Besides Padilla, only two other known people who are being detained in the United States have been designated as enemy combatants since the 2001 terrorist attacks: Ali Saleh Kahlah Al-Marri, a citizen of Qatar accused of being an al-Qaida sleeper agent, and Esam Hamdi, a Louisiana native captured during the fighting in Afghanistan.

An order by President Bush in November 2001 allows captives to be detained as “enemy combatants” if they are members of al-Qaida, engaged in or aided terrorism, or harbored terrorists. The designation may also be applied if it is “the interest of the United States” to hold an individual during hostilities.

The Justice Department this week said such a classification allows detainees to be held without access to lawyers until U.S. authorities believe they have disclosed everything they know about terrorist operations.

But Padilla’s detention as an enemy combatant, the New York-based court ruled 2-1, was not authorized by Congress and Bush could not designate him as an enemy combatant without such approval.

Padilla, a convert to Islam, was arrested in May 2002 at Chicago’s O’Hare airport as he returned from Pakistan. Within days, he was moved to a naval brig in Charleston, S.C. The government said he had proposed the bomb plot to Abu Zubaydah, then al-Qaida’s top terrorism coordinator.

In ordering his release from military custody, the court said the government was free to transfer Padilla to civilian authorities who can bring criminal charges. If appropriate, Padilla also can be held as a material witness in connection with grand jury proceedings, the court said.

“As this court sits only a short distance from where the World Trade Center stood, we are as keenly aware as anyone of the threat al-Qaida poses to our country and of the responsibilities the president and law enforcement officials bear for protecting the nation,” Judge Rosemary S. Pooler wrote.

“But presidential authority does not exist in a vacuum, and this case involves not whether those responsibilities should be aggressively pursued, but whether the president is obligated, in the circumstances presented here, to share them with Congress,” Pooler added.

In a dissenting opinion, Judge Richard C. Wesley said that as commander in chief the president “has the inherent authority to thwart acts of belligerency at home or abroad that would do harm to United States citizens.”

The White House said the ruling was inconsistent with the president’s constitutional authority as well as with other court rulings.

“The president’s most solemn obligation is protecting the American people,” White House press secretary Scott McClellan said. “We believe the Second Circuit ruling is troubling and flawed.”

Padilla’s lawyer, Donna Newman, did not immediately return a telephone message for comment.

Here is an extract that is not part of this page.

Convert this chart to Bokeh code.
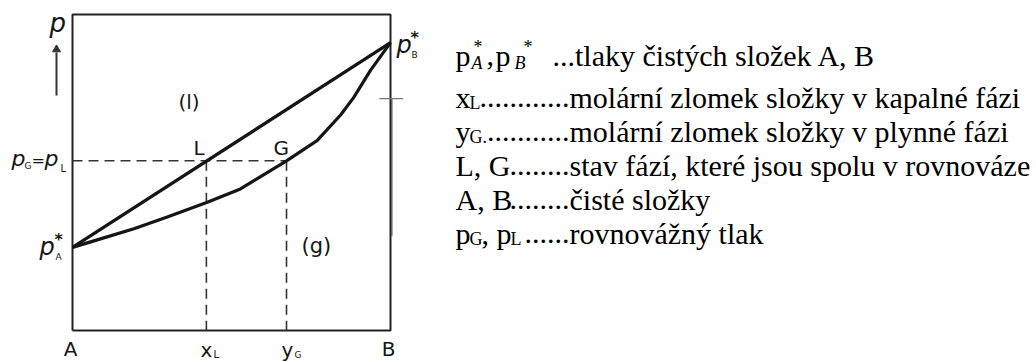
from bokeh.plotting import figure
from bokeh.models import Range1d
from bokeh.embed import file_html
from bokeh.resources import INLINE
from bokeh.core.properties import value

# Liquid-vapour equilibrium of an ideal binary mixture A-B at constant T.
# Composition = mole fraction of B (0 = pure A, 1 = pure B), pressure scaled 0..1.
p_A_star = 0.263
p_B_star = 0.911

# liquid (bubble-point) line
liquid_x = [0.0, 1.0]
liquid_p = [0.263, 0.911]

# vapour (dew-point) curve
vapour_x = [0.0, 0.088, 0.193, 0.298, 0.424, 0.528, 0.673, 0.769, 0.843, 0.884, 0.937, 1.0]
vapour_p = [0.263, 0.290, 0.322, 0.359, 0.406, 0.448, 0.537, 0.601, 0.682, 0.737, 0.823, 0.911]

# tie line L-G at the equilibrium pressure
x_L = 0.421
y_G = 0.673
p_eq = 0.537

# small mark on the right edge and the worn stretch of that edge below it
mark_p = 0.734
worn_edge_p = [0.734, 0.30]

# legend lines on the right
legend_lines = [
    "...tlaky čistých složek A, B",
    "molární zlomek složky v kapalné fázi",
    "molární zlomek složky v plynné fázi",
    "stav fází, které jsou spolu v rovnováze",
    "čisté složky",
    "rovnovážný tlak",
]

W, H = 1036, 362
# page layout: box left/right and bottom/top in pixels
X0, XS = 72.0, 318.0
Y0, YS = 330.0, 316.0


def dx(px):
    return (px - X0) / XS


def dy(py):
    return (Y0 - py) / YS


p = figure(width=W, height=H, output_backend="svg", toolbar_location=None,
           x_range=Range1d(dx(0), dx(W)), y_range=Range1d(dy(H), dy(0)),
           x_axis_location=None, y_axis_location=None, min_border=0,
           outline_line_color=None, background_fill_color="white",
           border_fill_color="white")
p.xgrid.visible = False
p.ygrid.visible = False

INK = "#151515"


def put(px, py, s, size, font="DejaVu Sans", style="normal", align="left",
        color=INK):
    # py is the wanted baseline; shift up for the renderer's line box
    py = py - 0.28 * size
    p.text(x=[dx(px)], y=[dy(py)], text=[s], text_font=value(font),
           text_font_size=f"{size}px", text_font_style=style,
           text_align=align, text_baseline="alphabetic", text_color=color)


# worn grey stretch under the right edge
p.line([1.003, 1.003], worn_edge_p, line_color="#a6a6a6", line_width=3)

# frame of the diagram
p.line([0, 1, 1, 0, 0], [0, 0, 1, 1, 0], line_color="#222222", line_width=2)

# tie line and the compositions read on it
p.line([0, y_G], [p_eq, p_eq], line_color="#333333", line_width=1.6,
       line_dash="10 6")
p.line([x_L, x_L], [p_eq, 0], line_color="#333333", line_width=1.6,
       line_dash="10 6")
p.line([y_G, y_G], [p_eq, 0], line_color="#333333", line_width=1.6,
       line_dash="10 6")

# equilibrium curves
p.line(liquid_x, liquid_p, line_color=INK, line_width=3.2)
p.line(vapour_x, vapour_p, line_color=INK, line_width=3.2)

p.segment(x0=[0.965], y0=[mark_p], x1=[1.04], y1=[mark_p],
          line_color="#777777", line_width=1.2)

# pressure arrow
p.segment(x0=[dx(56)], y0=[dy(95)], x1=[dx(56)], y1=[dy(52)],
          line_color="#333333", line_width=2)
p.scatter(x=[dx(56)], y=[dy(49)], marker="triangle", size=8,
          fill_color="#333333", line_color="#333333")
put(49, 30, "p", 26, style="italic")

# diagram labels
put(178, 107, "(l)", 20)
put(301, 251, "(g)", 21)
put(X0 + x_L * XS - 13, 153, "L", 20)
put(X0 + y_G * XS - 13, 153, "G", 20)

put(70, 354, "A", 20, align="center")
put(388, 354, "B", 20, align="center")
put(X0 + x_L * XS, 355, "x", 20, align="center")
put(X0 + x_L * XS + 7, 357, "L", 10)
put(X0 + y_G * XS + 1, 355, "y", 20, align="center")
put(X0 + y_G * XS + 8, 357, "G", 9)

# pure-component pressures
put(396, 51, "p", 24, style="italic")
put(410, 41, "*", 16, style="bold")
put(411, 57, "B", 9)
put(39, 253, "p", 24, style="italic")
put(54, 243, "*", 16, style="bold")
put(55, 259, "A", 9)

# equilibrium pressure on the left edge
put(11, 164, "p", 22, style="italic")
put(24, 168, "G", 9)
put(31, 164, "=", 16)
put(44, 164, "p", 22, style="italic")
put(60, 171, "L", 10)

# legend
SERIF = "Liberation Serif"
FS = 30
SUB = 18
TX = 455
DX = 569
base = [63, 105, 139, 173, 207, 241]

# line 1: p*_A , p*_B
put(TX, base[0], "p", FS, font=SERIF, color="black")
put(471, base[0] + 5, "A", SUB, font=SERIF, style="italic", color="black")
put(473, base[0] - 11, "*", SUB, font=SERIF, color="black")
put(486, base[0], ",", FS, font=SERIF, color="black")
put(495, base[0], "p", FS, font=SERIF, color="black")
put(514, base[0] + 5, "B", SUB, font=SERIF, style="italic", color="black")
put(523, base[0] - 11, "*", SUB, font=SERIF, color="black")
put(552, base[0], legend_lines[0], FS, font=SERIF, color="black")

# line 2: x_L
put(TX, base[1], "x", FS, font=SERIF, color="black")
put(469, base[1] + 3, "L", SUB, font=SERIF, color="black")
put(DX, base[1], "." * 12, FS, font=SERIF, align="right", color="black")
put(DX, base[1], legend_lines[1], FS, font=SERIF, color="black")

# line 3: y_G
put(TX, base[2], "y", FS, font=SERIF, color="black")
put(469, base[2] + 3, "G.", SUB, font=SERIF, color="black")
put(DX, base[2], "." * 11, FS, font=SERIF, align="right", color="black")
put(DX, base[2], legend_lines[2], FS, font=SERIF, color="black")

# line 4: L, G
put(TX, base[3], "L, G", FS, font=SERIF, color="black")
put(DX, base[3], "." * 8, FS, font=SERIF, align="right", color="black")
put(DX, base[3], legend_lines[3], FS, font=SERIF, color="black")

# line 5: A, B
put(TX, base[4], "A, B", FS, font=SERIF, color="black")
put(DX, base[4], "." * 8, FS, font=SERIF, align="right", color="black")
put(DX, base[4], legend_lines[4], FS, font=SERIF, color="black")

# line 6: p_G, p_L
put(TX, base[5], "p", FS, font=SERIF, color="black")
put(469, base[5] + 3, "G", SUB, font=SERIF, color="black")
put(481, base[5], ", p", FS, font=SERIF, color="black")
put(510, base[5] + 3, "L", SUB, font=SERIF, color="black")
put(DX, base[5], "." * 6, FS, font=SERIF, align="right", color="black")
put(DX, base[5], legend_lines[5], FS, font=SERIF, color="black")

open("out.html", "w").write(file_html(p, INLINE))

Newman has battled in court to be able to meet with Padilla; she has not done so since he was designated an enemy combatant the month after he was arrested.

Chris Dunn, a staff attorney with the New York Civil Liberties Union, called the ruling “historic.”

“It’s a repudiation of the Bush administration’s attempt to close the federal courts to those accused of terrorism,” he said.

The Ninth Circuit case is Gherebi v. Bush, 03-55785. The Second Circuit case is Padilla v. Rumsfeld, 03-2235.